Eight newspaper publishers sue Microsoft and OpenAI over copyright infringement

Key Points
  • Newspaper publishers in California, Colorado, Illinois, Florida, Minnesota and New York said that Microsoft and OpenAI used millions of their articles without payment or permission to develop artificial intelligence models for ChatGPT and other products.
  • The publishers provided examples of ChatGPT and Microsoft's Copilot chatbot allegedly regurgitating information from their articles without directing people to newspaper websites.

In this article

Sam Altman, CEO of OpenAI, during a panel session at the World Economic Forum in Davos, Switzerland, on Jan. 18, 2024.
Stefan Wermuth | Bloomberg | Getty Images

Eight U.S. newspaper publishers filed suit against Microsoft and OpenAI in a New York federal court on Tuesday, claiming the technology companies reuse their articles without permission in generative artificial intelligence products and incorrectly attribute inaccurate information to them.

The group of eight newspaper publishers takes issue with ChatGPT and Microsoft's Copilot assistant — available in the Windows operating system, the Bing search engine, and other products the software maker produces. ChatGPT and Copilot have been "purloining millions of the publishers' copyrighted articles without permission and without payment," according to the complaint, which had been filed in the U.S. District Court for the Southern District of New York.

The newspaper publishers in the lawsuit operate the New York Daily News, the Chicago Tribune, the Orlando Sentinel, the Sun Sentinel in Florida, The Mercury News in California, The Denver Post, The Orange County Register in California and the Pioneer Press of Minnesota. All fall under the ownership of hedge fund Alden Global Capital.

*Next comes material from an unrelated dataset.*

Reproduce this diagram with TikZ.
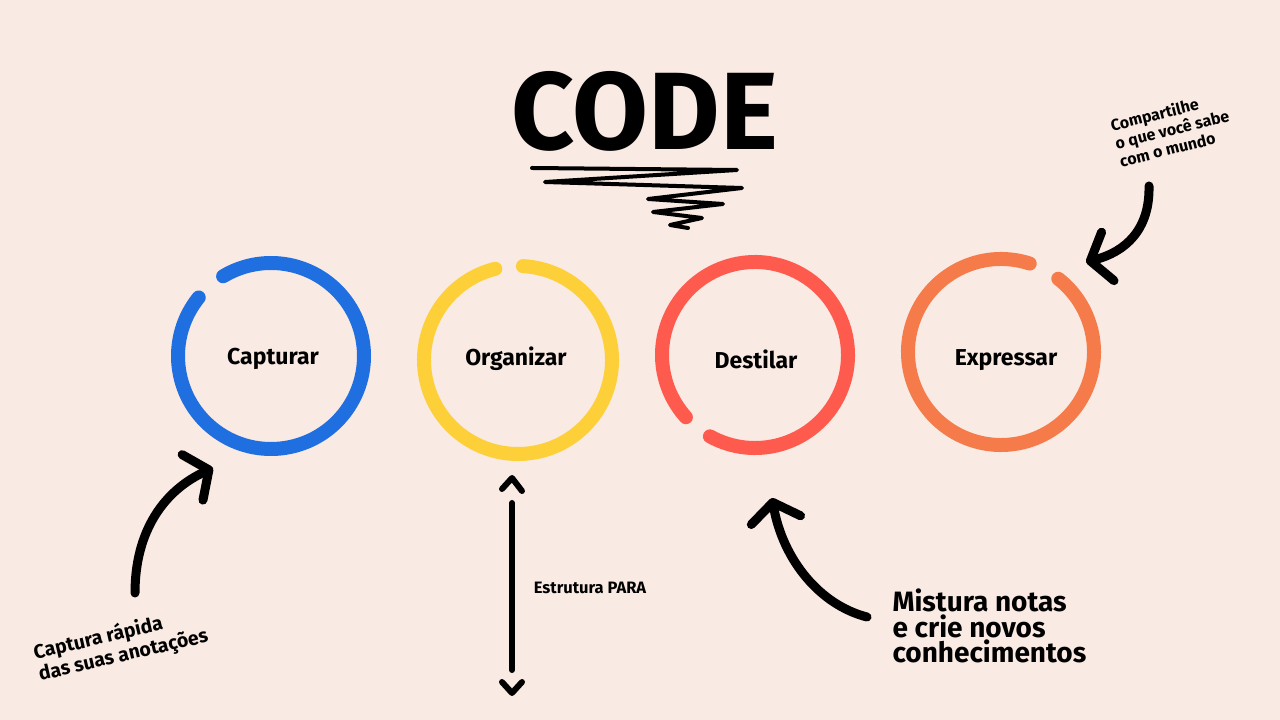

"We take great care in our products and design process to support news organizations," an OpenAI spokesperson said in a statement. "While we were not previously aware of Alden Global Capital's concerns, we are actively engaged in constructive partnerships and conversations with many news organizations around the world to explore opportunities, discuss any concerns, and provide solutions. Along with our news partners, we see immense potential for AI tools like ChatGPT to deepen publishers' relationships with readers and enhance the news experience."

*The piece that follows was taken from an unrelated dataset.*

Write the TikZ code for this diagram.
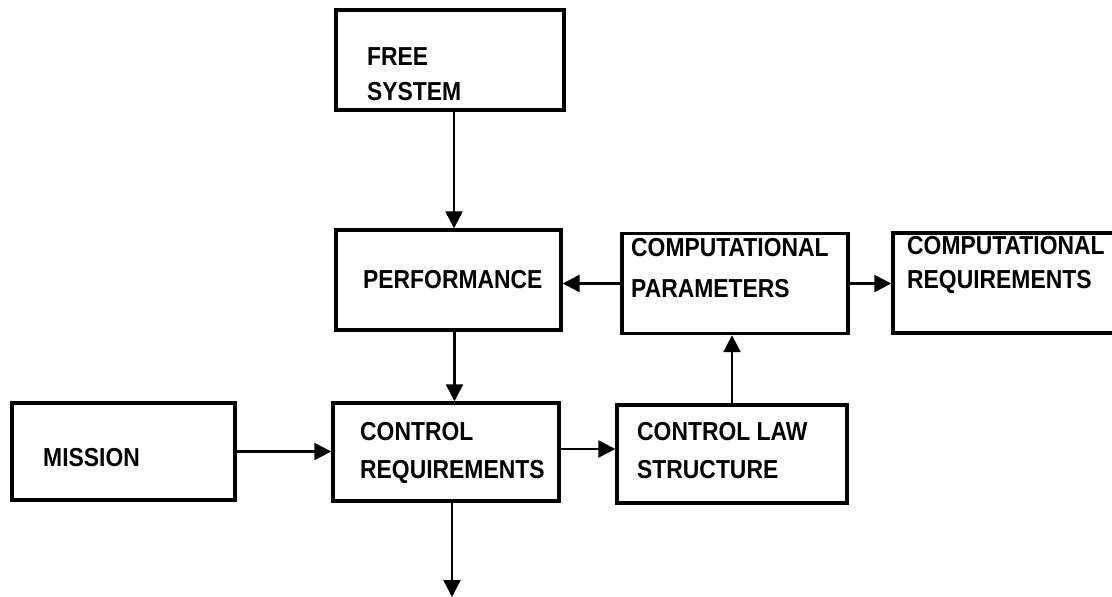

Microsoft declined to comment.

The newspaper publishers said in the lawsuit that OpenAI has drawn on data sets containing text from their newspapers to train its GPT-2 and GPT-3 large language models, which can spit out text in response to a few words of human input.

"The current GPT-4 LLM will output near-verbatim copies of significant portions of the publishers' works when prompted to do so," the complaint said, showing several examples of ChatGPT and the Copilot allegedly doing so.

The publishers said Microsoft copies information from their newspapers for the Bing search index, which helps inform answers in the Copilot. But such output doesn't always provide links to newspaper websites, where they can view ads alongside articles or pay for subscriptions.

The legal challenge comes four months after The New York Times sued OpenAI over copyright infringement in the ChatGPT chatbot that the startup released in late 2022. OpenAI said in a January blog post that the case is without merit, adding it wants to support "a healthy news ecosystem." That same month, Sam Altman, OpenAI's CEO, said the startup wanted to pay The New York Times and was surprised to learn about the lawsuit.

In recent months, OpenAI has signed deals with a handful of media companies, including Axel Springer and the Financial Times, enabling the Microsoft-backed startup to draw on the publishers' content to improve AI models.

Google, which has its own general-purpose chatbot for responding to user queries, said in February that it had reached an agreement with Reddit that includes the right to train AI models on the platform's content.

The New York Times case also touched on the matter of OpenAI models regurgitating information from its articles. In its blog post, OpenAI characterized such behavior as "a rare failure of the learning process that we are continually making progress on."

Correction: This article has been updated to reflect the correct day the lawsuit against Microsoft and OpenAI was filed.